** Begin **

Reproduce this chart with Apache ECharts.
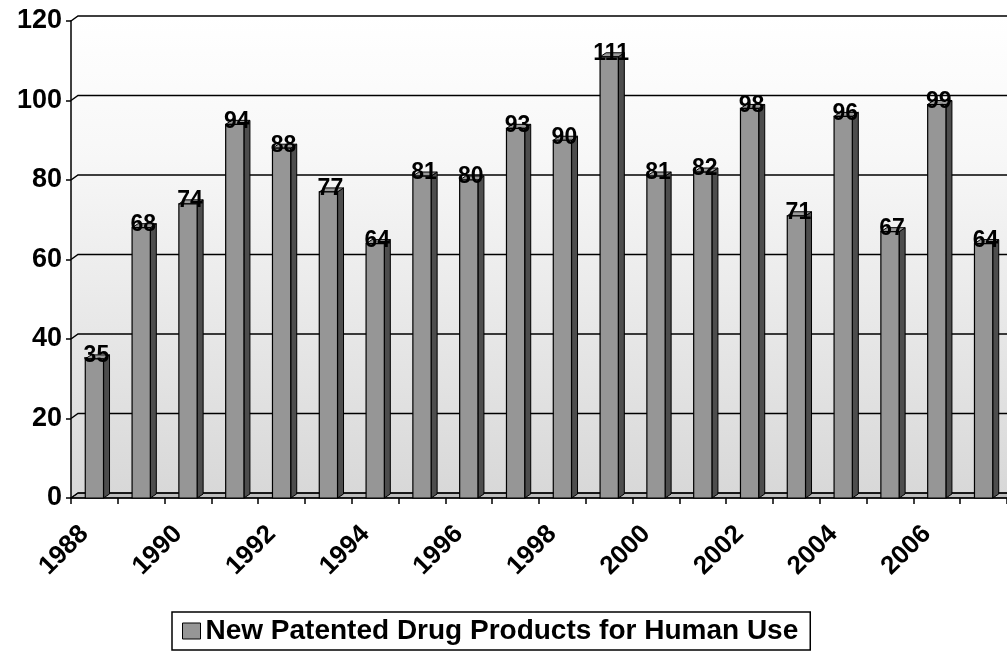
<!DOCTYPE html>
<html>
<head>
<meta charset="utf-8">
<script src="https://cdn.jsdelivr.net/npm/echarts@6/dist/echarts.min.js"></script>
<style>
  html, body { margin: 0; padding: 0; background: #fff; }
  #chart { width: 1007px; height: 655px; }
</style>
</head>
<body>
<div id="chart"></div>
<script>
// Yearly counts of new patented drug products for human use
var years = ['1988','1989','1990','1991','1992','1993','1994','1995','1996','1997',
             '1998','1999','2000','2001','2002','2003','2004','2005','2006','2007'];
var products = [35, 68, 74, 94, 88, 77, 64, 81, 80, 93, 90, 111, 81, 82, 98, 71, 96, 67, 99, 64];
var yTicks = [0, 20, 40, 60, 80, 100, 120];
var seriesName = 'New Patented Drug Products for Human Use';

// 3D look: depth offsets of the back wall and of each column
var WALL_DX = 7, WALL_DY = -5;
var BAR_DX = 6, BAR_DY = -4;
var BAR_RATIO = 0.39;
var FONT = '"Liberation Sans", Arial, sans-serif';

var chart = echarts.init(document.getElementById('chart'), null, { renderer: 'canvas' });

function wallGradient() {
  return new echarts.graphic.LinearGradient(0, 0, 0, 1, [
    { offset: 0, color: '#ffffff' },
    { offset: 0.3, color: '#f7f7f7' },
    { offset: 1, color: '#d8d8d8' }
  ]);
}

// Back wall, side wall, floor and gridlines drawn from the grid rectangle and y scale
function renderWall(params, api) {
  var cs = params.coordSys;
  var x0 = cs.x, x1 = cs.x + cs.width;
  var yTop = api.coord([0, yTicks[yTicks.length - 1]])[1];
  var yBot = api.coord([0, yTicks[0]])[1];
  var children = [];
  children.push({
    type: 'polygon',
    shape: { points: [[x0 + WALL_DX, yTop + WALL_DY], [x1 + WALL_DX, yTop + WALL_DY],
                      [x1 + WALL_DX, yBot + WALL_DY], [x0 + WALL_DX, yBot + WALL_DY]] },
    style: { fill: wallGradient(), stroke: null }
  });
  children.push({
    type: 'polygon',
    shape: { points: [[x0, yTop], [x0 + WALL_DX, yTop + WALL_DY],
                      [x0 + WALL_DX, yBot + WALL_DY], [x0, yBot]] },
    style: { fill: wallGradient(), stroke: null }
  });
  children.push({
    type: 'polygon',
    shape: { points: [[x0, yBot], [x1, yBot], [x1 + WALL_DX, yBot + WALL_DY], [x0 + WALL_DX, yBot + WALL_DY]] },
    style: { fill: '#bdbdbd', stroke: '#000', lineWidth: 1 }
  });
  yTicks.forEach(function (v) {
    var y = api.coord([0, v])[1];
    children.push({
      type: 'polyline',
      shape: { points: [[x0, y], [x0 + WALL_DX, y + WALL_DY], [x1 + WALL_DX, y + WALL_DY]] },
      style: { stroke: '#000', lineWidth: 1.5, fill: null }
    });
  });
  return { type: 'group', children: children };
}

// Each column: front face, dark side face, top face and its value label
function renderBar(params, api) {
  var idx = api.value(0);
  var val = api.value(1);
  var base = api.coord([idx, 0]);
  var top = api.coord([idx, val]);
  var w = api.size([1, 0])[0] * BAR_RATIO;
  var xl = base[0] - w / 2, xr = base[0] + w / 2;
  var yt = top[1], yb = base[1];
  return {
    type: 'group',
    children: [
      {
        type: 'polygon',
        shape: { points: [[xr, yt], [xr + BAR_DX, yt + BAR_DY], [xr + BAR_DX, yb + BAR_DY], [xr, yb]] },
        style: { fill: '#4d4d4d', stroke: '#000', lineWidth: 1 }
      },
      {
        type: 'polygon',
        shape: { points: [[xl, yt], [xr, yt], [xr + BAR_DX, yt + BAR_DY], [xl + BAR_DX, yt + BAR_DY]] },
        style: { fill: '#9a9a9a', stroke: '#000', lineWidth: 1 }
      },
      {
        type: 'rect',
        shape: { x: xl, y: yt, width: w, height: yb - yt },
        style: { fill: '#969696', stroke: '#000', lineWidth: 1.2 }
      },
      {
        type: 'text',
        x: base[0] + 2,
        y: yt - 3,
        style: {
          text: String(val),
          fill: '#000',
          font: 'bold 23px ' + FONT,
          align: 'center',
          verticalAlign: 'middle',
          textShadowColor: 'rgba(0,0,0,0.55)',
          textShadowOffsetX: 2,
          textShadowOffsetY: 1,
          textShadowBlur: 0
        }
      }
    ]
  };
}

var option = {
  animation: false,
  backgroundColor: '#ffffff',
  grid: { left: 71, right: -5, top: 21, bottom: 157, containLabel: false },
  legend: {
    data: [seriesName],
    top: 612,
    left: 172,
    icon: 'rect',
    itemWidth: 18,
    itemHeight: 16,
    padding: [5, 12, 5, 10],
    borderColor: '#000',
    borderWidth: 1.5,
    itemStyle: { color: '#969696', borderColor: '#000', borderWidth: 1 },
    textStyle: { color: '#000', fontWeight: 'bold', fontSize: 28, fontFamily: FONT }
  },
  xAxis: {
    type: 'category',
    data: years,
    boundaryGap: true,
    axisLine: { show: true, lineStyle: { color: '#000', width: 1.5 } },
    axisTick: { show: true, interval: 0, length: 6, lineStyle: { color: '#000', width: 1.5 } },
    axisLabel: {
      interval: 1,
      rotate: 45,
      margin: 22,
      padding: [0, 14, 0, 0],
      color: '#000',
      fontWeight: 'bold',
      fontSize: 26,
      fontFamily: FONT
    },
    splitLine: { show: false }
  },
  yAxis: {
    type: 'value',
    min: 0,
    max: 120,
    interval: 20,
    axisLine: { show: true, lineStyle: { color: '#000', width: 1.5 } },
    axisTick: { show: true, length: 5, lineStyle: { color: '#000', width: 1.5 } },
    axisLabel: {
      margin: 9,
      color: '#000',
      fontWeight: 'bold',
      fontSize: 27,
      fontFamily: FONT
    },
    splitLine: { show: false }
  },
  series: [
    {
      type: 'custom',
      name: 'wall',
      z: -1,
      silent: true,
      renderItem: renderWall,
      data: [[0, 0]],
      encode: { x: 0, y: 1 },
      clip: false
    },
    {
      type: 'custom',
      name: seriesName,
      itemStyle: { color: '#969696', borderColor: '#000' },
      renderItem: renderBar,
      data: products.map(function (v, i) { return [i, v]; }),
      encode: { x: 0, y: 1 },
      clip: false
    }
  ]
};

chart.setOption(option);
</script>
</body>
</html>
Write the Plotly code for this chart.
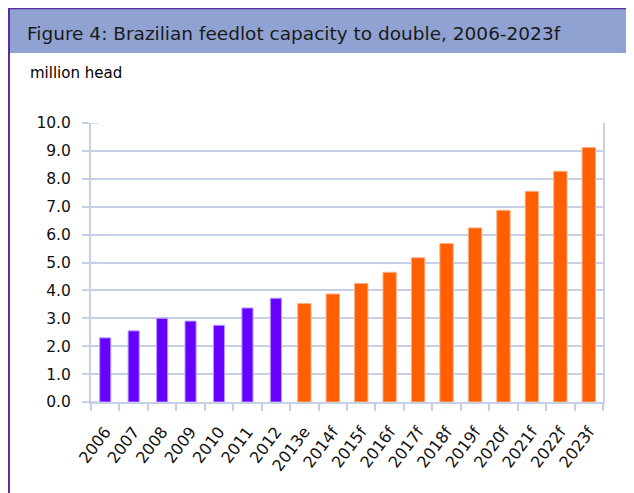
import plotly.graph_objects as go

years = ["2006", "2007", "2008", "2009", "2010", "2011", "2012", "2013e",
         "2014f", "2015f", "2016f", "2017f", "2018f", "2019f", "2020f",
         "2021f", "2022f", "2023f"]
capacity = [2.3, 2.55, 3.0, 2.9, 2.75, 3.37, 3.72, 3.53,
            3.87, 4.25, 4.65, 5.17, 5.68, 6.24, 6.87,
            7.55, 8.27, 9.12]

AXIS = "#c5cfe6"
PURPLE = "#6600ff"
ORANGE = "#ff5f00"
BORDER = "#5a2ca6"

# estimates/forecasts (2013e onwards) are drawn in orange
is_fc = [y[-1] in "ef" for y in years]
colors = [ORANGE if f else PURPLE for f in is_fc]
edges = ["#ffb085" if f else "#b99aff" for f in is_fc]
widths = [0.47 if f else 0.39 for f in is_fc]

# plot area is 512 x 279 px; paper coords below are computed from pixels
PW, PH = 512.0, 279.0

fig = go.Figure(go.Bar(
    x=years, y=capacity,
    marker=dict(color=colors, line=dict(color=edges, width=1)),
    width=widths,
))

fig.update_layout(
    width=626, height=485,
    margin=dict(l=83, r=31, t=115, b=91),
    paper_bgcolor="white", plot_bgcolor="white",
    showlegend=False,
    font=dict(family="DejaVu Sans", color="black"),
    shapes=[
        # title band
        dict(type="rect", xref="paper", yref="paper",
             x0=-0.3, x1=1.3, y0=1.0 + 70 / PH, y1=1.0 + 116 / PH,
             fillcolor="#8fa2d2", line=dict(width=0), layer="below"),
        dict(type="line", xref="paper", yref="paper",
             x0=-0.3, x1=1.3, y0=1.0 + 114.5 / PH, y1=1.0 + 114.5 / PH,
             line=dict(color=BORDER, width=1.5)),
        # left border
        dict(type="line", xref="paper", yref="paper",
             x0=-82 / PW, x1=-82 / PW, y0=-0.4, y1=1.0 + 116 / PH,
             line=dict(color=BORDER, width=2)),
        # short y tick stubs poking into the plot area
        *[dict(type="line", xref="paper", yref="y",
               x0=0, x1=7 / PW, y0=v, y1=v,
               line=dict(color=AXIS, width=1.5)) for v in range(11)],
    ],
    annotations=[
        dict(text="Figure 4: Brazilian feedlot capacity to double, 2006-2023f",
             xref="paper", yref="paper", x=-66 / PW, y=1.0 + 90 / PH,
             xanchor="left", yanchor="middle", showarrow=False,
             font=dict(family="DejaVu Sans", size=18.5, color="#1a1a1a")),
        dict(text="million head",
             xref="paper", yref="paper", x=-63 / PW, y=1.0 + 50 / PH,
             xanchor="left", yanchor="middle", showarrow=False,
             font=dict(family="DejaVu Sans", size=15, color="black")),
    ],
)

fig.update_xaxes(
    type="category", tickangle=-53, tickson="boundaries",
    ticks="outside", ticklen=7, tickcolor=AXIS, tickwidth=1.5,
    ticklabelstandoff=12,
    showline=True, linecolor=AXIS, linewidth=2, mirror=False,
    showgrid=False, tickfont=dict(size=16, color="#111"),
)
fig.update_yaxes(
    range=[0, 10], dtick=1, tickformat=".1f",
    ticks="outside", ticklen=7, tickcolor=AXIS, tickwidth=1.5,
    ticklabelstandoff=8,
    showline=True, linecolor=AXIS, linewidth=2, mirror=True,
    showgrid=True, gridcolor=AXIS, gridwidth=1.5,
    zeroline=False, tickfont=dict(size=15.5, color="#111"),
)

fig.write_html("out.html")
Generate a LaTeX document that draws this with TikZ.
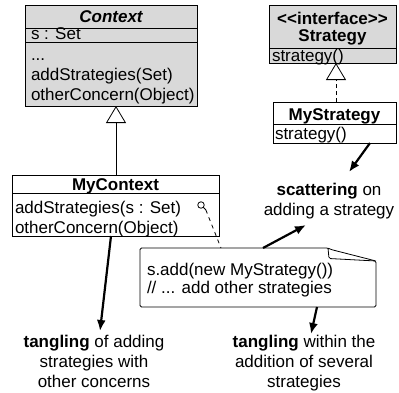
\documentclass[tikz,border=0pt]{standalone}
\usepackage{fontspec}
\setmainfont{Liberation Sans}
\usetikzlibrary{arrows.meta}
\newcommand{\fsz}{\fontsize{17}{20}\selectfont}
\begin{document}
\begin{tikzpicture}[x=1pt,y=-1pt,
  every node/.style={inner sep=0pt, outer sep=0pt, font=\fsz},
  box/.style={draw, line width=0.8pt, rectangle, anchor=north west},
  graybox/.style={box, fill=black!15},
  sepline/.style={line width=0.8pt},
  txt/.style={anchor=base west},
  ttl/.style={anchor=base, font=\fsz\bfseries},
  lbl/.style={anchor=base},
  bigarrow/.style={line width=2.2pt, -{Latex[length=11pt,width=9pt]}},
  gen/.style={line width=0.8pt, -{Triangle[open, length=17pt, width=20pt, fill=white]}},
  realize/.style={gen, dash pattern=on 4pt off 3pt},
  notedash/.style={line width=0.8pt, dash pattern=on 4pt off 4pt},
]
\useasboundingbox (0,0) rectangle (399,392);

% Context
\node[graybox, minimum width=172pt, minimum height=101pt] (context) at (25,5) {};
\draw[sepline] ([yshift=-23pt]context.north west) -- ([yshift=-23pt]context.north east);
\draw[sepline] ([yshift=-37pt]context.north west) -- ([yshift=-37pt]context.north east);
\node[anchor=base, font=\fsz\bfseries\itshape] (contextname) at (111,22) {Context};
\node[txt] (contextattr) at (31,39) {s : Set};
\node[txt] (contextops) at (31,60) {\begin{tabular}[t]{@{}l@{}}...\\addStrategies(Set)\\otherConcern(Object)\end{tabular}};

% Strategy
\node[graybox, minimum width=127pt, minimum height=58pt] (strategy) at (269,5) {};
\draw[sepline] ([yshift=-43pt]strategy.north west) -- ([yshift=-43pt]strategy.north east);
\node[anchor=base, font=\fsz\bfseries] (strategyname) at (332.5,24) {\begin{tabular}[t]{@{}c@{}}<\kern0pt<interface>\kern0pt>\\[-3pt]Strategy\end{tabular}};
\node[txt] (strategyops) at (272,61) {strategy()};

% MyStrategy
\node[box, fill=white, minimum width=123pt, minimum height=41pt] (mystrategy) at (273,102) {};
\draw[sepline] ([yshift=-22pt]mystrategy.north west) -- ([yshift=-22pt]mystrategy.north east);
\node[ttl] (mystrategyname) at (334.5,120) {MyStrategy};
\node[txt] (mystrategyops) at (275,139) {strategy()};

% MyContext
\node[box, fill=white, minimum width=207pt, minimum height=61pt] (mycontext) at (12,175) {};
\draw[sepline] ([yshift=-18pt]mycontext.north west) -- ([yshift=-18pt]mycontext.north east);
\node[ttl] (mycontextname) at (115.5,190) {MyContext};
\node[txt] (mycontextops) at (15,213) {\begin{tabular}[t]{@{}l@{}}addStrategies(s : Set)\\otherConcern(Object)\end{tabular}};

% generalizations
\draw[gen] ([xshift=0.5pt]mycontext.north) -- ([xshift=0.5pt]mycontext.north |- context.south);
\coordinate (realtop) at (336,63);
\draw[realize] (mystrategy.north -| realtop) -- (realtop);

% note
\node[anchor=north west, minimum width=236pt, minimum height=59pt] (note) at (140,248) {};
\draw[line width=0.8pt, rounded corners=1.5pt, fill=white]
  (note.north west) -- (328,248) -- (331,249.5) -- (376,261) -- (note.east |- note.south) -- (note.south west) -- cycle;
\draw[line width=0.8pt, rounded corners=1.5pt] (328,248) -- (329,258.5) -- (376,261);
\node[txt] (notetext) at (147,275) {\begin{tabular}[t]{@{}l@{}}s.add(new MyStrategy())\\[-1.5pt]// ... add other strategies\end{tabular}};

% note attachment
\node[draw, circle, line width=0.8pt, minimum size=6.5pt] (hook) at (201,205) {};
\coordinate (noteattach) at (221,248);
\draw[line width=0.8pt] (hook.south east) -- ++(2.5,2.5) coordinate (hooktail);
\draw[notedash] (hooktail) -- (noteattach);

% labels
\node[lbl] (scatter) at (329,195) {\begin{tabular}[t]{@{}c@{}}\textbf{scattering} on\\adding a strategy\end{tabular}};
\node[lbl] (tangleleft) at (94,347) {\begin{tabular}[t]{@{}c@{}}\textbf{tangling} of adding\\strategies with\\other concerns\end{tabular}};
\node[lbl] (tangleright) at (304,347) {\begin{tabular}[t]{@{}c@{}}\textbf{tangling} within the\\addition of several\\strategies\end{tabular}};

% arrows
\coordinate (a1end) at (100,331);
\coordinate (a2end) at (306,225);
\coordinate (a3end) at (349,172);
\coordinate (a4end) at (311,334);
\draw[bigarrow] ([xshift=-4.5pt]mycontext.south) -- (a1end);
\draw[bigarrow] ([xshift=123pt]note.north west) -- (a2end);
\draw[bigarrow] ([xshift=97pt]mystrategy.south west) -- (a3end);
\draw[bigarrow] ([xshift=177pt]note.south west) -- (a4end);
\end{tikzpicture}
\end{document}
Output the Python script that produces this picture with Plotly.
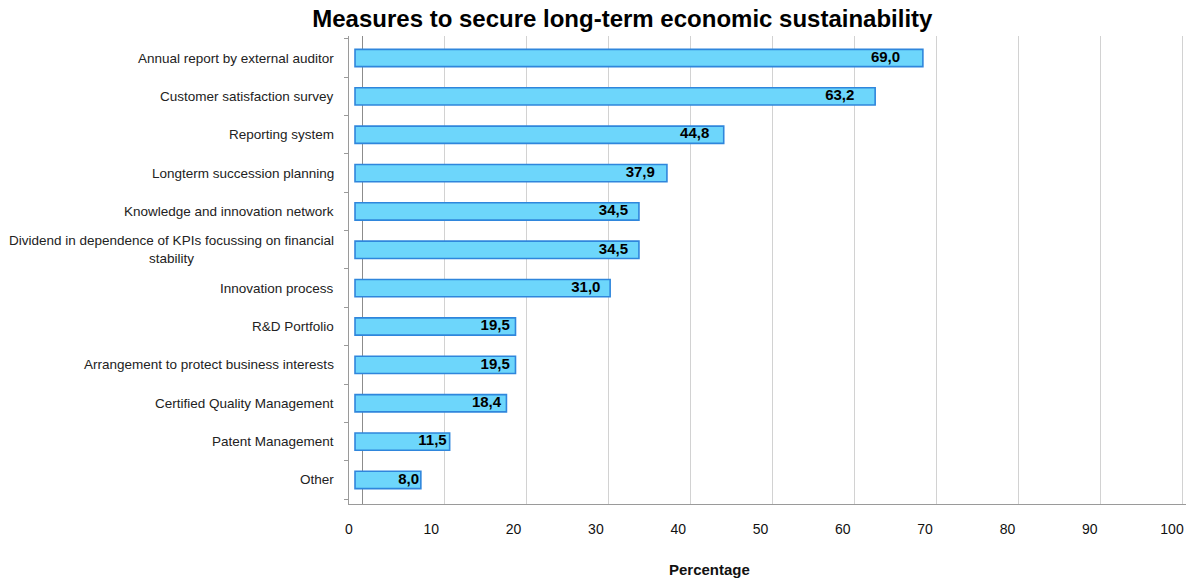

** End **

GIVEN EXERCISE -
Return every line above in which the string "this" occurs.

TASK ANSWER -
Reproduce this chart with Apache ECharts.
Write the Plotly code for this chart.
Generate a LaTeX document that draws this with TikZ.
Output the Python script that produces this picture with Plotly.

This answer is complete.